Between 1991 and 2005, India's capital markets opened to retail investors at scale. The Harshad Mehta boom, followed by the dot-com era, brought millions of first-time investors into the stock market. Most of them bought shares the old way: through a broker who delivered a physical share certificate — a paper document proving ownership. Mutual fund units were also issued in paper form. IPO allotments were posted home.
Demat accounts became mandatory for listed company trading only in 2001, and even then, the changeover was slow. Physical shares could still be transferred and held legally. The result: tens of millions of share certificates sitting in filing cabinets, old envelopes, bank lockers, and in many cases — simply lost.

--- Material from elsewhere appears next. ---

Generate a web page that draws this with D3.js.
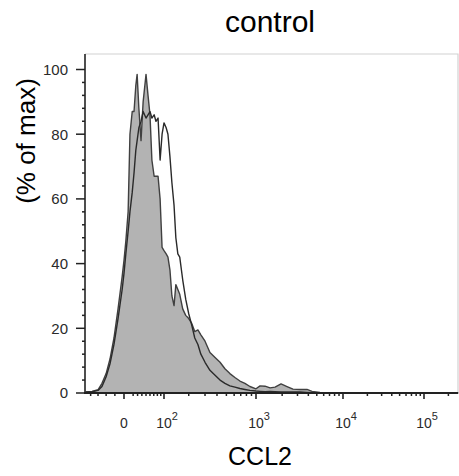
<!DOCTYPE html>
<html>
<head>
<meta charset="utf-8">
<script src="https://cdn.jsdelivr.net/npm/d3@7/dist/d3.min.js"></script>
<style>
  body { margin: 0; background: #fff; }
  svg text { font-family: "Liberation Sans", Arial, sans-serif; }
</style>
</head>
<body>
<div id="histogram"></div>
<script>
// CCL2 intensity (bin positions) and % of max for the two overlaid histograms
const intensity = [-94, -76, -60, -50, -40, -31, -22, -13, -4, 0,
  4, 9, 13, 18, 22, 26, 29, 33, 38, 43,
  50, 55, 60, 65, 71, 76, 82, 88, 94, 100,
  107, 113, 120, 127, 135, 142, 150, 158, 171, 185,
  200, 216, 233, 252, 271, 300, 338, 382, 430, 483,
  543, 611, 687, 772, 868, 1000, 1114, 1272, 1452, 1657,
  1942, 2275, 2665, 3210, 3860, 4410, 5440, 10000, 28600, 100000,
  262144];

const filledPct = [0.3, 0.5, 1, 3, 6, 10.5, 17, 26, 36, 41,
  47, 56, 80, 87, 87, 95, 98.5, 88, 78, 90,
  98.5, 92, 86, 72, 67, 67, 67, 60, 45, 44,
  43, 42, 38, 30, 27, 33.5, 32, 30.5, 26, 24,
  23, 21.5, 19, 19.5, 18, 16, 12.5, 11, 9.5, 7.5,
  6, 4.8, 3.7, 3, 2, 1.3, 2.2, 2.1, 1.6, 1.8,
  2.8, 2, 1.2, 1.1, 1.1, 0.5, 0.2, 0, 0, 0,
  0];

const openPct = [0.3, 0.4, 0.8, 2, 5, 9, 15, 23, 32, 37,
  43, 50, 56, 62, 68, 75, 78, 82, 84, 87,
  85, 86, 87, 85, 86, 84, 85, 72, 80, 83.5,
  82, 80, 73, 65, 58, 48, 43, 42, 35, 29,
  24.5, 21, 17, 15, 12, 9.5, 7, 5.5, 4, 3,
  2.2, 1.8, 1.4, 1.1, 0.8, 0.6, 0.5, 0.4, 0.5, 0.4,
  0.3, 0.3, 0.3, 0.3, 0.2, 0.1, 0, 0, 0, 0,
  0];

const yTicks = [0, 20, 40, 60, 80, 100];
const xTicks = [0, 100, 1000, 10000, 100000];

const width = 459, height = 476,
  plotLeft = 85, plotRight = 458, plotTop = 54, plotBottom = 393;

// biexponential-like transform, then piecewise linear to pixels
const T = v => Math.asinh(v / 94) / Math.LN10;
const xT = d3.scaleLinear().domain(xTicks.map(T)).range([124, 164, 256, 343, 424]);
const x = v => xT(T(v));
const y = d3.scaleLinear().domain([0, 100]).range([plotBottom, 69.5]);

const svg = d3.select("#histogram")
  .append("svg")
  .attr("width", width)
  .attr("height", height);

// light frame top / right
svg.append("path")
  .attr("d", `M${plotLeft},${plotTop}H${plotRight}V${plotBottom}`)
  .attr("fill", "none")
  .attr("stroke", "#d2d2d2")
  .attr("stroke-width", 1.2);

const area = d3.area()
  .x((d, i) => x(intensity[i]))
  .y0(plotBottom)
  .y1(d => y(d));

const line = d3.line()
  .x((d, i) => x(intensity[i]))
  .y(d => y(d));

svg.append("path")
  .datum(filledPct)
  .attr("d", area)
  .attr("fill", "#b3b3b3")
  .attr("stroke", "#404040")
  .attr("stroke-width", 1.4)
  .attr("stroke-linejoin", "round");

svg.append("path")
  .datum(openPct)
  .attr("d", line)
  .attr("fill", "none")
  .attr("stroke", "#2a2a2a")
  .attr("stroke-width", 1.4)
  .attr("stroke-linejoin", "round");

// y axis
const yAxis = svg.append("g").attr("stroke", "#222");
yAxis.append("line")
  .attr("x1", plotLeft).attr("x2", plotLeft)
  .attr("y1", plotTop).attr("y2", plotBottom + 1)
  .attr("stroke-width", 1.6);
yAxis.selectAll("line.major")
  .data(yTicks)
  .join("line")
  .attr("class", "major")
  .attr("x1", plotLeft - 9).attr("x2", plotLeft)
  .attr("y1", d => y(d)).attr("y2", d => y(d))
  .attr("stroke-width", 1.5);
yAxis.selectAll("line.minor")
  .data(d3.range(0, 100, 4).filter(d => d % 20))
  .join("line")
  .attr("class", "minor")
  .attr("x1", plotLeft - 3).attr("x2", plotLeft)
  .attr("y1", d => y(d)).attr("y2", d => y(d))
  .attr("stroke-width", 1.5);

svg.append("g")
  .attr("font-size", 15)
  .attr("fill", "#2a2a2a")
  .attr("text-anchor", "end")
  .selectAll("text")
  .data(yTicks)
  .join("text")
  .attr("x", plotLeft - 17)
  .attr("y", d => y(d))
  .attr("dy", "0.36em")
  .text(d => d);

// x axis
const xMinor = [-80, -60, -40, -20, 20, 30, 40, 50, 60, 70, 80, 90]
  .concat(...[100, 1000, 10000].map(b => d3.range(2, 10).map(k => k * b)), [200000]);

const xAxis = svg.append("g").attr("stroke", "#222");
xAxis.append("line")
  .attr("x1", plotLeft - 1).attr("x2", plotRight)
  .attr("y1", plotBottom).attr("y2", plotBottom)
  .attr("stroke-width", 1.8);
xAxis.selectAll("line.major")
  .data(xTicks)
  .join("line")
  .attr("class", "major")
  .attr("x1", d => x(d)).attr("x2", d => x(d))
  .attr("y1", plotBottom).attr("y2", plotBottom + 6)
  .attr("stroke-width", 1.6);
xAxis.selectAll("line.minor")
  .data(xMinor)
  .join("line")
  .attr("class", "minor")
  .attr("x1", d => x(d)).attr("x2", d => x(d))
  .attr("y1", plotBottom).attr("y2", plotBottom + 3)
  .attr("stroke-width", 1.5);

const xLabels = svg.append("g")
  .attr("font-size", 14)
  .attr("fill", "#2a2a2a")
  .attr("text-anchor", "middle")
  .selectAll("text")
  .data(xTicks)
  .join("text")
  .attr("x", d => x(d) + (d ? 3 : 0))
  .attr("y", 428);
xLabels.append("tspan").text(d => d ? "10" : "0");
xLabels.filter(d => d).append("tspan")
  .attr("dy", -8)
  .attr("font-size", 11)
  .text(d => Math.round(Math.log10(d)));

// titles
svg.append("text")
  .attr("x", 270)
  .attr("y", 32)
  .attr("text-anchor", "middle")
  .attr("font-size", 30)
  .text("control");

svg.append("text")
  .attr("x", 260)
  .attr("y", 465)
  .attr("text-anchor", "middle")
  .attr("font-size", 25)
  .text("CCL2");

svg.append("text")
  .attr("transform", "translate(35,141) rotate(-90)")
  .attr("text-anchor", "middle")
  .attr("font-size", 26)
  .text("(% of max)");
</script>
</body>
</html>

The Most Common Reasons Shares Go Missing
- Family member passed away — Shares held in a parent's or grandparent's name were never transmitted to heirs because no one knew the holding existed
- Address changes — Dividend warrants and annual reports were sent to an old address and never forwarded, leaving shareholders with no reminder of their holdings
- IPO allotments never tracked — In the early 1990s, it was common to apply for dozens of IPOs. Not all were tracked after allotment
- Bonus shares and rights issues — Companies issued bonus shares automatically to the registered address; many shareholders never knew they received more shares
- Demat account dormancy — Early demat accounts opened with DP-broker relationships that are no longer active, and the account was simply forgotten
- Company mergers — When a company merged or demerged, shareholders received shares in the new entity — often without realising it
- Bank locker contents — Share certificates stored in bank lockers were sometimes forgotten as generations changed
How much could be at stake? The Ministry of Corporate Affairs estimates that shares worth over Rs. 80,000 crore currently sit in the IEPF fund alone — transferred from companies because dividends went unclaimed for 7+ years. If your family invested even modestly in PSU stocks, blue chips, or IPOs in the 1990s, there is a real chance of unclaimed wealth.